The SEC’s proposal to modify the price condition would provide issuers with greater flexibility to conduct their issuer repurchase programs within the safe harbor under conditions designed to reduce the potential for abuse. The proposal would also limit the general disqualification provision, which should provide issuers with additional flexibility to conduct their share repurchase programs in fast moving markets.

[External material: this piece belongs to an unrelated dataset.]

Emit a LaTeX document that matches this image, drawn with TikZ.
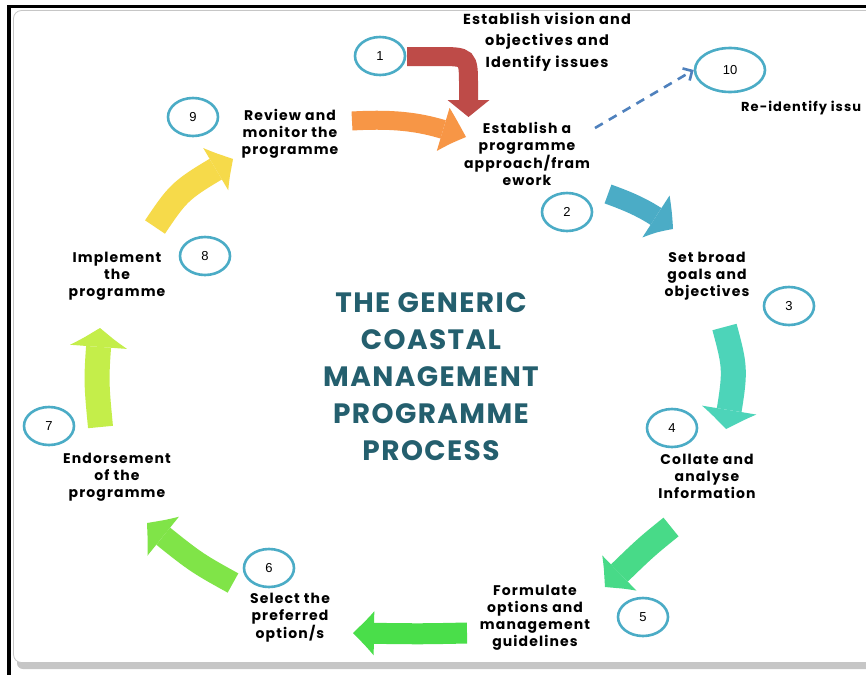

The SEC’s proposals to modify the timing condition and the “merger exclusion” provision under the Rule are intended to maintain reasonable limits on the safe harbor, so as to minimize the market impact of the issuer’s repurchases on the market. This is intended to allow the market to establish a security’s price based on independent market forces without undue influence by the issuer, and to promote safe harbor availability only during normal market conditions for an issuer. The proposal is intended to modernize Rule 10b-18, which has not been significantly modified since it was adopted in 1982 to address the changes in the way people trade. The proposed amendments to Rule 10b-18 are available and are subject to a 30-day comment period, beginning with their publication in the Federal Register, which should occur in the next several weeks.